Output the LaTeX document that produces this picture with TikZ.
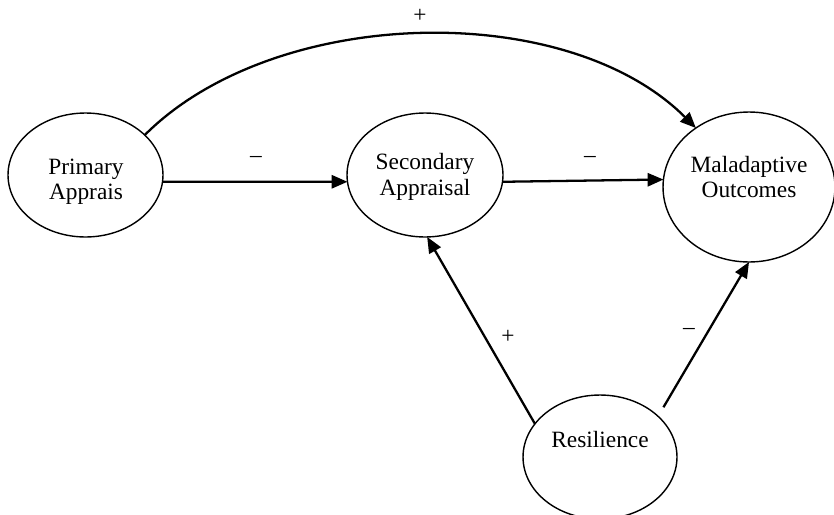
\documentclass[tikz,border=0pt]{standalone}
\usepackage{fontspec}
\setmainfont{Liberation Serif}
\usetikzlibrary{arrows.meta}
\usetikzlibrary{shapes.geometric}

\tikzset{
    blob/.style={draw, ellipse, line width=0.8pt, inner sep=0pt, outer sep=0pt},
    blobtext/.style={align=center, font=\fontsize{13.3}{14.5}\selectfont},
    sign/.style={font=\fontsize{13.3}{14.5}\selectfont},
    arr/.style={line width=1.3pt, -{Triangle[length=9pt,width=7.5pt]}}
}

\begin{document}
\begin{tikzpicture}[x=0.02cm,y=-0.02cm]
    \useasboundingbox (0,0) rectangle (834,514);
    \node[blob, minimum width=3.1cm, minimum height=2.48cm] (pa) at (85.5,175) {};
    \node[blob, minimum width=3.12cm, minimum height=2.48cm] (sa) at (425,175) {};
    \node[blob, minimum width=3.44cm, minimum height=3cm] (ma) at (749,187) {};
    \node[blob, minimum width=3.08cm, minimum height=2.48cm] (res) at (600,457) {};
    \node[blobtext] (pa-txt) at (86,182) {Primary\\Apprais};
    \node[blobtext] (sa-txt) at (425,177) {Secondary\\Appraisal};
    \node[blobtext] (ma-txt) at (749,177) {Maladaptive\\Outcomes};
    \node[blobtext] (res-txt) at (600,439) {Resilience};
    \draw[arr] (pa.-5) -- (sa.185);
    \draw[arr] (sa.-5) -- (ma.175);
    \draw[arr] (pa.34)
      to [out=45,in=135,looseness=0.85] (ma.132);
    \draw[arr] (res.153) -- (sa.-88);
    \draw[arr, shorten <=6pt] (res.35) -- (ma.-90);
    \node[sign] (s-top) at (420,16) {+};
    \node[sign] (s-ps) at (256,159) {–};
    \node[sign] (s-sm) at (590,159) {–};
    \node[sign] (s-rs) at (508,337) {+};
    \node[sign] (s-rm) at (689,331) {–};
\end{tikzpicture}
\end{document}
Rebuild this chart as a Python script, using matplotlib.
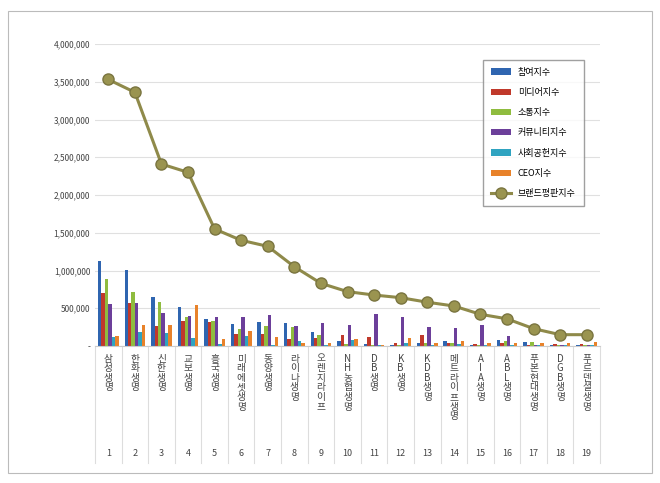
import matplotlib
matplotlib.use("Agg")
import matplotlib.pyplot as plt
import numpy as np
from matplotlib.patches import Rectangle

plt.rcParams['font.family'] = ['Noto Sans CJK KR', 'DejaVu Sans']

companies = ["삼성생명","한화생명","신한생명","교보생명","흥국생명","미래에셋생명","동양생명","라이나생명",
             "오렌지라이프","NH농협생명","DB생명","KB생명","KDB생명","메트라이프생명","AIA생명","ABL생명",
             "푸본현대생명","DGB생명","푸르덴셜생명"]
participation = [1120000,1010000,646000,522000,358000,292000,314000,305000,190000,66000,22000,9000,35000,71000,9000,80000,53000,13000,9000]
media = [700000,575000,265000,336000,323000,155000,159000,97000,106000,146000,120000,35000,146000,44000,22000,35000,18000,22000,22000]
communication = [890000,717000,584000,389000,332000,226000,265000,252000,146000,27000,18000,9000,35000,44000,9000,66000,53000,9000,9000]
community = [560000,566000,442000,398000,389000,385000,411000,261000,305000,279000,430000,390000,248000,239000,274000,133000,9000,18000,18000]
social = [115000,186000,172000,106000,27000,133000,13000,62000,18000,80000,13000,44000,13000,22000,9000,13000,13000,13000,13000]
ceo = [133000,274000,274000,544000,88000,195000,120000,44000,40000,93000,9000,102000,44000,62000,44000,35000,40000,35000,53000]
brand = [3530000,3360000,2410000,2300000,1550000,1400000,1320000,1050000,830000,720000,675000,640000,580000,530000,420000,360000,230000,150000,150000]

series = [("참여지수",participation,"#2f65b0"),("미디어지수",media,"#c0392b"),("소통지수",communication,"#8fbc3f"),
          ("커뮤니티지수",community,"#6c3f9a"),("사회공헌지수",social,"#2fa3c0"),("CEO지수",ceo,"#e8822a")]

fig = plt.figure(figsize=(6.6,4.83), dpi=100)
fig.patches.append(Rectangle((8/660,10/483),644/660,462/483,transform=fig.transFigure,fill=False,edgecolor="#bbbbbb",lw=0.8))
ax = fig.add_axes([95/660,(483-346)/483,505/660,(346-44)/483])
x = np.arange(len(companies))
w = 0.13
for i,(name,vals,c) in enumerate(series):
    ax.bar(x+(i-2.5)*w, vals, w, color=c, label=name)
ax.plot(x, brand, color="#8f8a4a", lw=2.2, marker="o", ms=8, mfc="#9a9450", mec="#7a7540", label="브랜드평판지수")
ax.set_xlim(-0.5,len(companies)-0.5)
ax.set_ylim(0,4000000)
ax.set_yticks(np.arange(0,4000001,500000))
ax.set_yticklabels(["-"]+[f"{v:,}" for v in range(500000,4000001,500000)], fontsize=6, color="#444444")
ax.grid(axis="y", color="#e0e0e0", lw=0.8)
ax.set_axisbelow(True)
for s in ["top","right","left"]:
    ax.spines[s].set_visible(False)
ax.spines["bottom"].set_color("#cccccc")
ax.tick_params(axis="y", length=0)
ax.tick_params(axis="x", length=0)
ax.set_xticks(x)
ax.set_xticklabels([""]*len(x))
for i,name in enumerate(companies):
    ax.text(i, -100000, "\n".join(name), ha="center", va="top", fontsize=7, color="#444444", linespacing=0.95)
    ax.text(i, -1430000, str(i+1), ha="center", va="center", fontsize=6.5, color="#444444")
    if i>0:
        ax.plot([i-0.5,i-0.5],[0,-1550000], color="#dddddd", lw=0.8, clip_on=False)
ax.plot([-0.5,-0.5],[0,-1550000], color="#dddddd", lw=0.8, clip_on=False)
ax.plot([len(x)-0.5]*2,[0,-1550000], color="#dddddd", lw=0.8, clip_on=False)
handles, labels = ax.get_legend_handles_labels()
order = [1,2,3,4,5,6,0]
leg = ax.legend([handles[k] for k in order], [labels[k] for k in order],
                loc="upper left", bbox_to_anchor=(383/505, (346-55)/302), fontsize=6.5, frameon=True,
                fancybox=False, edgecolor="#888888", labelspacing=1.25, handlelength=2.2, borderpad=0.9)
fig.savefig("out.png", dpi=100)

_ _ _ _ _ _ _

» REQUIREMENT: Your task is to repeat the data above exactly while excluding the pictures.

» RESULT FOR THIS TASK:
Output the LaTeX document that produces this picture with TikZ.
\documentclass[tikz,border=0pt]{standalone}
\usepackage{fontspec}
\setmainfont{Liberation Serif}
\usetikzlibrary{arrows.meta}
\usetikzlibrary{shapes.geometric}

\tikzset{
    blob/.style={draw, ellipse, line width=0.8pt, inner sep=0pt, outer sep=0pt},
    blobtext/.style={align=center, font=\fontsize{13.3}{14.5}\selectfont},
    sign/.style={font=\fontsize{13.3}{14.5}\selectfont},
    arr/.style={line width=1.3pt, -{Triangle[length=9pt,width=7.5pt]}}
}

\begin{document}
\begin{tikzpicture}[x=0.02cm,y=-0.02cm]
    \useasboundingbox (0,0) rectangle (834,514);
    \node[blob, minimum width=3.1cm, minimum height=2.48cm] (pa) at (85.5,175) {};
    \node[blob, minimum width=3.12cm, minimum height=2.48cm] (sa) at (425,175) {};
    \node[blob, minimum width=3.44cm, minimum height=3cm] (ma) at (749,187) {};
    \node[blob, minimum width=3.08cm, minimum height=2.48cm] (res) at (600,457) {};
    \node[blobtext] (pa-txt) at (86,182) {Primary\\Apprais};
    \node[blobtext] (sa-txt) at (425,177) {Secondary\\Appraisal};
    \node[blobtext] (ma-txt) at (749,177) {Maladaptive\\Outcomes};
    \node[blobtext] (res-txt) at (600,439) {Resilience};
    \draw[arr] (pa.-5) -- (sa.185);
    \draw[arr] (sa.-5) -- (ma.175);
    \draw[arr] (pa.34)
      to [out=45,in=135,looseness=0.85] (ma.132);
    \draw[arr] (res.153) -- (sa.-88);
    \draw[arr, shorten <=6pt] (res.35) -- (ma.-90);
    \node[sign] (s-top) at (420,16) {+};
    \node[sign] (s-ps) at (256,159) {–};
    \node[sign] (s-sm) at (590,159) {–};
    \node[sign] (s-rs) at (508,337) {+};
    \node[sign] (s-rm) at (689,331) {–};
\end{tikzpicture}
\end{document}
Rebuild this chart as a Python script, using matplotlib.
import matplotlib
matplotlib.use("Agg")
import matplotlib.pyplot as plt
import numpy as np
from matplotlib.patches import Rectangle

plt.rcParams['font.family'] = ['Noto Sans CJK KR', 'DejaVu Sans']

companies = ["삼성생명","한화생명","신한생명","교보생명","흥국생명","미래에셋생명","동양생명","라이나생명",
             "오렌지라이프","NH농협생명","DB생명","KB생명","KDB생명","메트라이프생명","AIA생명","ABL생명",
             "푸본현대생명","DGB생명","푸르덴셜생명"]
participation = [1120000,1010000,646000,522000,358000,292000,314000,305000,190000,66000,22000,9000,35000,71000,9000,80000,53000,13000,9000]
media = [700000,575000,265000,336000,323000,155000,159000,97000,106000,146000,120000,35000,146000,44000,22000,35000,18000,22000,22000]
communication = [890000,717000,584000,389000,332000,226000,265000,252000,146000,27000,18000,9000,35000,44000,9000,66000,53000,9000,9000]
community = [560000,566000,442000,398000,389000,385000,411000,261000,305000,279000,430000,390000,248000,239000,274000,133000,9000,18000,18000]
social = [115000,186000,172000,106000,27000,133000,13000,62000,18000,80000,13000,44000,13000,22000,9000,13000,13000,13000,13000]
ceo = [133000,274000,274000,544000,88000,195000,120000,44000,40000,93000,9000,102000,44000,62000,44000,35000,40000,35000,53000]
brand = [3530000,3360000,2410000,2300000,1550000,1400000,1320000,1050000,830000,720000,675000,640000,580000,530000,420000,360000,230000,150000,150000]

series = [("참여지수",participation,"#2f65b0"),("미디어지수",media,"#c0392b"),("소통지수",communication,"#8fbc3f"),
          ("커뮤니티지수",community,"#6c3f9a"),("사회공헌지수",social,"#2fa3c0"),("CEO지수",ceo,"#e8822a")]

fig = plt.figure(figsize=(6.6,4.83), dpi=100)
fig.patches.append(Rectangle((8/660,10/483),644/660,462/483,transform=fig.transFigure,fill=False,edgecolor="#bbbbbb",lw=0.8))
ax = fig.add_axes([95/660,(483-346)/483,505/660,(346-44)/483])
x = np.arange(len(companies))
w = 0.13
for i,(name,vals,c) in enumerate(series):
    ax.bar(x+(i-2.5)*w, vals, w, color=c, label=name)
ax.plot(x, brand, color="#8f8a4a", lw=2.2, marker="o", ms=8, mfc="#9a9450", mec="#7a7540", label="브랜드평판지수")
ax.set_xlim(-0.5,len(companies)-0.5)
ax.set_ylim(0,4000000)
ax.set_yticks(np.arange(0,4000001,500000))
ax.set_yticklabels(["-"]+[f"{v:,}" for v in range(500000,4000001,500000)], fontsize=6, color="#444444")
ax.grid(axis="y", color="#e0e0e0", lw=0.8)
ax.set_axisbelow(True)
for s in ["top","right","left"]:
    ax.spines[s].set_visible(False)
ax.spines["bottom"].set_color("#cccccc")
ax.tick_params(axis="y", length=0)
ax.tick_params(axis="x", length=0)
ax.set_xticks(x)
ax.set_xticklabels([""]*len(x))
for i,name in enumerate(companies):
    ax.text(i, -100000, "\n".join(name), ha="center", va="top", fontsize=7, color="#444444", linespacing=0.95)
    ax.text(i, -1430000, str(i+1), ha="center", va="center", fontsize=6.5, color="#444444")
    if i>0:
        ax.plot([i-0.5,i-0.5],[0,-1550000], color="#dddddd", lw=0.8, clip_on=False)
ax.plot([-0.5,-0.5],[0,-1550000], color="#dddddd", lw=0.8, clip_on=False)
ax.plot([len(x)-0.5]*2,[0,-1550000], color="#dddddd", lw=0.8, clip_on=False)
handles, labels = ax.get_legend_handles_labels()
order = [1,2,3,4,5,6,0]
leg = ax.legend([handles[k] for k in order], [labels[k] for k in order],
                loc="upper left", bbox_to_anchor=(383/505, (346-55)/302), fontsize=6.5, frameon=True,
                fancybox=False, edgecolor="#888888", labelspacing=1.25, handlelength=2.2, borderpad=0.9)
fig.savefig("out.png", dpi=100)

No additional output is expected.